STEAM activities employ skills from various educational disciplines (Science, Technology, Engineering, the Arts, and Math) to propel kids toward inquiry and solution-based knowledge. By combining tessellation explorations with a STEAM approach to learning, kids are challenged to use interdisciplinary and critical thinking skills to investigate how all learning is connected to their world.
STEAM EDUCATION: TESSELLATIONS
STEAM Skills Presented:
Science: Students will locate tessellations found in nature and in their everyday world.
Technology: Students will use mobile technology to create tessellations and digital technology to document learning.
Engineering: Kids will become aware of tessellating patterns commonly found in everyday structures.
Arts: Kids will construct a tessellating pattern that reflects the student artist’s creative choices.
Math: Kids will employ measurement skills to produce a grid and experiment with geometric shapes, lines, and patterning as they design the tessellation.
Background Information for Parents and Teachers: Tessellations are connected patterns made of repeating shapes that cover a plane (a 2-D, flat surface that is infinite) completely without overlapping or leaving any holes.
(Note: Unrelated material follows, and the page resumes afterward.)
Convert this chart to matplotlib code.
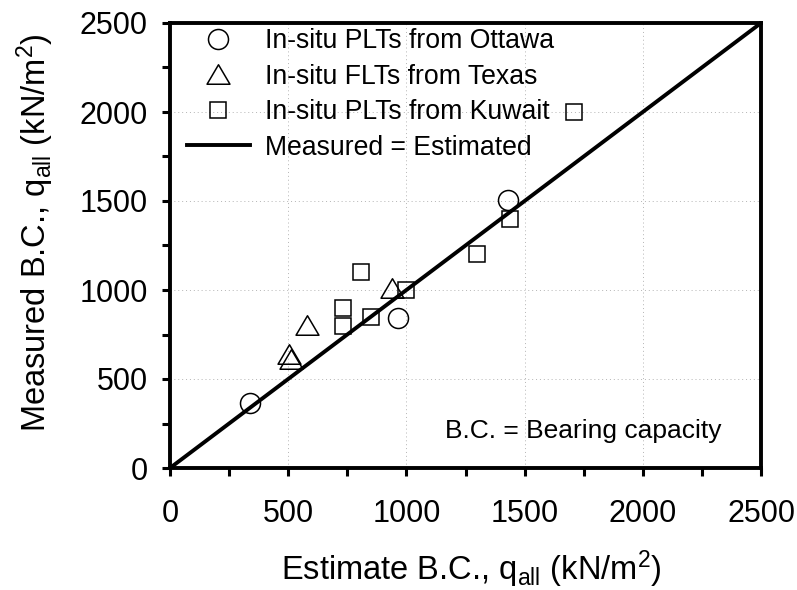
import matplotlib
matplotlib.use("Agg")
import matplotlib.pyplot as plt
from matplotlib.path import Path
from matplotlib.ticker import MultipleLocator

plt.rcParams['font.family'] = ['Liberation Sans', 'DejaVu Sans']
plt.rcParams['mathtext.fontset'] = 'custom'
plt.rcParams['mathtext.rm'] = 'Liberation Sans'
plt.rcParams['mathtext.it'] = 'Liberation Sans:italic'

# Data
ottawa_est = [340, 965, 1430]
ottawa_meas = [365, 840, 1505]
texas_est = [505, 510, 580, 940]
texas_meas = [640, 610, 805, 1010]
kuwait_est = [730, 730, 810, 850, 1000, 1300, 1440, 1710]
kuwait_meas = [900, 800, 1100, 850, 1000, 1200, 1400, 2000]
line_vals = [0, 2500]
ticks = [0, 500, 1000, 1500, 2000, 2500]

tri = Path([(-1, -0.85), (1, -0.85), (0, 0.85), (-1, -0.85)],
           [Path.MOVETO, Path.LINETO, Path.LINETO, Path.CLOSEPOLY])

fig = plt.figure(figsize=(7.97, 5.90), dpi=100)
ax = fig.add_axes([170/797, 1 - 468/590, 591/797, 445/590])

ax.plot(line_vals, line_vals, color='black', lw=2.8, zorder=3,
        label='Measured = Estimated')
ax.plot(ottawa_est, ottawa_meas, linestyle='none', marker='o', ms=14.4,
        mfc='none', mec='black', mew=1.1, zorder=4,
        label='In-situ PLTs from Ottawa')
ax.plot(texas_est, texas_meas, linestyle='none', marker=tri, ms=16.5,
        mfc='none', mec='black', mew=1.1, zorder=4,
        label='In-situ FLTs from Texas')
ax.plot(kuwait_est, kuwait_meas, linestyle='none', marker='s', ms=12,
        mfc='none', mec='black', mew=1.1, zorder=4,
        label='In-situ PLTs from Kuwait')

ax.set_xlim(0, 2500)
ax.set_ylim(0, 2500)
ax.set_xticks(ticks)
ax.set_yticks(ticks)
ax.xaxis.set_minor_locator(MultipleLocator(250))
ax.yaxis.set_minor_locator(MultipleLocator(250))
ax.tick_params(axis='both', which='both', direction='out', length=6, width=2.2,
               top=False, right=False)
ax.tick_params(axis='x', which='major', labelsize=22, pad=16)
ax.tick_params(axis='y', which='major', labelsize=22, pad=10)
for s in ax.spines.values():
    s.set_linewidth(2.8)

ax.grid(True, which='major', color='#b4b4b4', linestyle=(0, (1, 3)), lw=0.7)
ax.set_axisbelow(True)

ax.set_xlabel(r'Estimate B.C., q$_{\mathrm{all}}$ (kN/m$^{\mathrm{2}}$)',
              fontsize=23.5)
ax.set_ylabel(r'Measured B.C., q$_{\mathrm{all}}$ (kN/m$^{\mathrm{2}}$)',
              fontsize=23.5)
ax.xaxis.set_label_coords(0.51, -0.182)
ax.yaxis.set_label_coords(-0.193, 0.528)

h, l = ax.get_legend_handles_labels()
order = [1, 2, 3, 0]
ax.legend([h[i] for i in order], [l[i] for i in order], loc='upper left',
          bbox_to_anchor=(0.029, 0.988), frameon=False, fontsize=19.2,
          borderpad=0, borderaxespad=0, handlelength=2.35,
          handletextpad=0.58, labelspacing=0.355)

ax.text(1747, 208, 'B.C. = Bearing capacity', fontsize=19,
        ha='center', va='center')

fig.savefig('out.png', dpi=100)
A checkerboard is a basic tessellation comprised of alternating colored squares; the squares meet with no overlapping and can be extended on a surface forever. Tessellations have been used for thousands of years in architectural designs and structures (tiles and mosaics are examples). Today, artist M.C. Escher (Dutch artist – 1898-1972) is known as a master of tessellation artwork. M.C. Escher portrayed realistic objects (fish, birds, and others) in his drawings and tessellation prints.
Introduction to Tessellations for Students
Tessellations have 3 basic characteristics:
- Tessellations are repeating patterns.
- Tessellating patterns have no gaps or holes in the pattern and do not overlap.
- Tessellations can go on infinitely on a plane (flat surface).
Invite kids to look around the classroom to see if they can find tessellating patterns. Many classrooms have brick walls, tiled flooring, and/or tiled ceilings. Those structures tessellate space because they fit the attributes above. Discuss the following questions with the students: What other shapes can the kids locate that tessellate space? What patterns would not be considered tessellating patterns?
Wikki Stix Tessellation Activity for Kids
- Assorted colors of Wikki Stix
- Heavy Paper
Invite the students to create a 9 square grid on the piece of paper. Each square should be 3 inches by 3 inches – measuring accurately with the ruler is important. Assist younger children in creating the basic grid for the tessellation design. Older children can make the grid on the paper independently.
Set out assorted colors of Wikki Stix and invite the children to create the tessellations. Younger children may wish to design a basic checkerboard by outlining and filling in the template squares with Wikki Stix colors of their choice. Students may also want to create a paper template from a separate 3” by 3” square. The student tessellation design, TEE-PEE with SETTING SUN, was created by cutting shapes away from a separate square and using it as a template for the tessellation.
Older students may wish to try more challenging tessellation designs with Wikki Stix. In keeping with M.C. Escher’s tessellation art with birds, one student designed his work, Bluebirds, on a 9 square grid with Wikki Stix. It is truly amazing to watch kids think, create, and solve problems with hands-on design and exploration!
Digital Documentation of Learning – Exploring Tessellations in the Everyday World
Tessellations are found EVERYWHERE! To expand and document learning, invite kids to search for additional tessellations in their everyday world. Challenge kids to use digital cameras (or invite parents to assist in documentation) and take photos of tessellations they find in the classroom, in nature, or at home! Our own kids found tessellating patterns in:
- Textiles (curtains and rugs)
- A wasp nest
- A soccer ball
- Tiled ceilings and flooring
- The brick foundation of a home
- The grate of a fan
- A metal fence
Mobile Technology Extension Activity – Digital Tessellations
The Tesselations App by David Rasch is available for iPhone and iPad. If the students have access to mobile technology, the app is a fun one to use for creation of simple digital tessellations. The kids will choose a template from the drop-down menu, select the color(s), and then use touch-screen skills to move the basic square to create various tessellating patterns. The photos can be saved within the app and printed for additional documentation of learning.
Exploring tessellations through an interdisciplinary STEAM approach helps kids connect learning. When students are given the opportunity to recognize geometric relationships and construct the tessellating patterns, they can apply that knowledge outside of the classroom to problems that exist in their everyday world.